Ireland's Lisbon result is not a defeat for the left

Submitted by martin on 6 October, 2009 - 2:40 Author: Editorial

For workers' unity across Europe

On 23 September thousands of GM workers from Germany joined Belgian carworkers to demonstrate in Antwerp against threatened job losses.

With capitalism more and more international, that sort of workers' unity across borders is more and more necessary. Yet Tony Woodley, joint general secretary of Unite, the main union representing GM (Vauxhall) workers in Britain, has made it his chief complaint that current plans are more favourable to German than to British GM workers: "Unite's concerns over Magna's plans are growing as it becomes clear that the cuts will not be shared fairly across GM's EU plants. Some 50% of the UK workforce would lose their jobs, while only 16% in Germany would go..."

That approach - where each national group of workers is called on first to worry about whether another national group is getting a less bad deal - can only divide workers and help bosses.

A sizeable part of the British trade-union movement, including the RMT rail union and the Unison public services union, still has a knee-jerk hostility to the European Union. The hostility is often expressed in talk about the European Union being capitalist, neo-liberal, and pro-privatisation. Since Britain is more uninhibitedly capitalist, neo-liberal, and privatising than any other major state in Europe, and would not be any less so if it were outside the EU, that can only be "the good reason".

Turn and twist as you like, support for getting Britain out of the EU, or reversing or stalling EU integration is not a reworded form of opposition to privatisation. It is what it is: support for higher barriers between nations. It is nationalist.

Ireland's vote on 3 October for the Lisbon Treaty confirms the conclusion. Did it mean that the Irish electorate had moved sharply to the right? Not at all.

The Irish government's cuts and plans to bail out the bankers are as unpopular as ever. Polls show just 11% happy with the Fianna Fail/ Green coalition government, and 85% dissatisfied.

Fianna Fail, the party which has dominated Irish politics since the 1930s, now ranks in the opinion polls with a lower core vote than the traditionally weak Irish Labour Party.

British politics shows us that opposition to the Lisbon Treaty is not a left-wing cause. The main anti-Lisbon party in Britain is the Tories.
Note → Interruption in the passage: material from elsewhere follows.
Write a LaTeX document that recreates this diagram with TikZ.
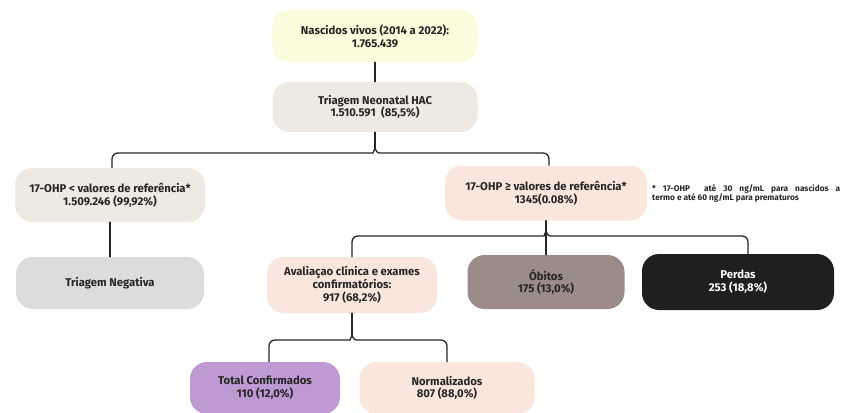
\documentclass[tikz,border=0pt]{standalone}
\usepackage{fontspec}
\setmainfont{Fira Sans}
\usetikzlibrary{calc}

\definecolor{nvfill}{HTML}{FAFCDC}
\definecolor{tnfill}{HTML}{EEEAE3}
\definecolor{hifill}{HTML}{FBE6DD}
\definecolor{negfill}{HTML}{DCDCDC}
\definecolor{obfill}{HTML}{9B8C8A}
\definecolor{pefill}{HTML}{1F1F1F}
\definecolor{tcfill}{HTML}{BF99D3}
\definecolor{lnc}{HTML}{262626}

\begin{document}
\begin{tikzpicture}[x=1pt, y=-1pt,
      box/.style={rounded corners=17pt, minimum height=52pt, inner sep=2pt,
                  font=\bfseries\fontsize{11.3}{12.8}\selectfont, align=center, text=lnc},
      conn/.style={line width=1.3pt, draw=lnc, line cap=round},
      note/.style={font=\bfseries\fontsize{8.3}{9.4}\selectfont, align=left, inner sep=0pt, text=lnc}]

    \useasboundingbox (0,0) rectangle (845,412);

    % ============================
    % NODES
    % ============================

    % top: births and screening
    \node[box, fill=nvfill, minimum width=205pt] (nv) at (375,36) {Nascidos vivos (2014 a 2022):\\1.765.439};
    \node[box, fill=tnfill, minimum width=205pt, minimum height=50pt] (tn) at (375,107) {Triagem Neonatal HAC\\1.510.591 \ (85,5\%)};

    % 17-OHP split
    \node[box, fill=tnfill, minimum width=190pt, minimum height=54pt] (lo) at (110,195) {17-OHP < valores de referência*\\1.509.246 (99,92\%)};
    \node[box, fill=hifill, minimum width=202pt, minimum height=55pt] (hi) at (546,193) {17-OHP ≥ valores de referência*\\1345(0.08\%)};
    \node[note, anchor=north west] (fn) at (652,184)
      {\makebox[188pt][s]{* 17-OHP\ \ até 30 ng/mL para nascidos a}\\termo e até 60 ng/mL para prematuros};

    % outcomes
    \node[box, fill=negfill, minimum width=188pt] (neg) at (110,283) {Triagem Negativa};
    \node[box, fill=hifill, minimum width=170pt, minimum height=56pt] (av) at (352,285) {Avaliaçao clínica e exames\\confirmatórios:\\917 (68,2\%)};
    \node[box, fill=obfill, minimum width=157pt, minimum height=54pt] (ob) at (546,282) {Óbitos\\175 (13,0\%)};
    \node[box, fill=pefill, minimum width=192pt, minimum height=56pt, text=white] (pe) at (738,282) {Perdas\\253 (18,8\%)};

    % confirmation
    \node[box, fill=tcfill, minimum width=150pt] (tc) at (265,388) {Total Confirmados\\110 (12,0\%)};
    \node[box, fill=hifill, minimum width=175pt] (no) at (447,388) {Normalizados\\807 (88,0\%)};

    % ============================
    % CONNECTORS
    % ============================
    \draw[conn] (nv.south) -- (tn.north);
    \draw[conn] (lo.south) -- (neg.north);

    % brace: screening -> two ranges
    \coordinate (k1) at (tn.south |- 0,153);
    \draw[conn] (tn.south) -- ($(k1)+(0,-5)$);
    \draw[conn, rounded corners=6pt] ([xshift=2pt]lo.north) |- ($(k1)+(-8,0)$) [sharp corners]
      .. controls ($(k1)+(-2,0)$) .. ($(k1)+(0,-5)$)
      .. controls ($(k1)+(2,0)$) .. ($(k1)+(8,0)$) [rounded corners=6pt] -| ([xshift=3pt]hi.north);

    % brace: high values -> follow-up
    \coordinate (k2) at (hi.south |- 0,236);
    \draw[conn] (hi.south) -- (ob.north);
    \draw[conn, rounded corners=6pt] (av.north) |- ($(k2)+(-8,0)$) [sharp corners]
      .. controls ($(k2)+(-2,0)$) .. ($(k2)+(0,-5)$)
      .. controls ($(k2)+(2,0)$) .. ($(k2)+(8,0)$) [rounded corners=6pt] -| ([xshift=10pt]pe.north);

    % brace: confirmatory tests -> result
    \coordinate (k3) at (av.south |- 0,340);
    \draw[conn] (av.south) -- ($(k3)+(0,-5)$);
    \draw[conn, rounded corners=6pt] ([xshift=4pt]tc.north) |- ($(k3)+(-8,0)$) [sharp corners]
      .. controls ($(k3)+(-2,0)$) .. ($(k3)+(0,-5)$)
      .. controls ($(k3)+(2,0)$) .. ($(k3)+(8,0)$) [rounded corners=6pt] -| (no.north);

\end{tikzpicture}
\end{document}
The Lisbon Treaty is a scaled-down version of the draft European Union constitution which was dropped after a referendum in France rejected it in May 2005. Essentially it streamlines EU decision-making to make it manageable with the EU's expansion to 27 member states, and a little less opaque.

Socialists have good reason to prefer a democratic EU constitution to the Lisbon Treaty - a constitution decided by a democratic constituent assembly, giving sovereignty over EU decisions to an elected assembly, and levelling up workers', democratic, and social rights across Europe. We have no reason to prefer the status quo to the Lisbon Treaty.

Like almost all EU documents, the Lisbon Treaty restates the EU governments' joint commitment to what they all pursue separately - market capitalism and privatisation. That does not make a vote against the Lisbon Treaty any sort of blow against privatisation or market-oriented policies.

Yet in June 2008, when in a first referendum the Irish electorate rejected the Lisbon Treaty, Socialist Worker wrote: "Irish voters have dealt a decisive blow to attempts to create a corporate, militarised European Union (EU) superstate". (So... we'll just have separate and competing corporate, militarised European states! Why would that be better?)

Socialist Worker and The Socialist used to be open about demanding British withdrawal from the European Union. Over the years, quietly, they have dropped that demand, but its ghost still haunts them, making them read every setback for EU integration as a triumph for the working class.

Describing the 2008 drive for a "no" vote as "the left campaign", Socialist Worker claimed that "the real faultline in the campaign was between those who favour a neo-liberal pro-business model and those who want to fight to achieve a more social, just and peaceful Europe".

The Socialist also saw Ireland's June 2008 "no" vote as "an important setback for the big business interests and the political elite who control the EU", centred on "issues of privatisation and workers' rights".

Likewise, when France rejected the original draft EU constitution (of which the Lisbon Treaty continues the essentials) in a referendum in May 2005, Socialist Worker hailed "a decisive defeat for this attempt by the ruling classes of the continent to hard-wire free market policies into European society"; and The Socialist, "a massive blow to the pro-big business politicians in France and Europe".

If all that was right, then the 3 October vote meant the people of Ireland decisively submitting to militarism, neo-liberalism, privatisation, and denial of workers' rights. Fortunately no such defeatist conclusions are justified. And the triumphalist conclusions about May 2005 and June 2008 were equally wrong.

The labour movement should reject such confusion and focus clearly on building workers' unity across the European Union.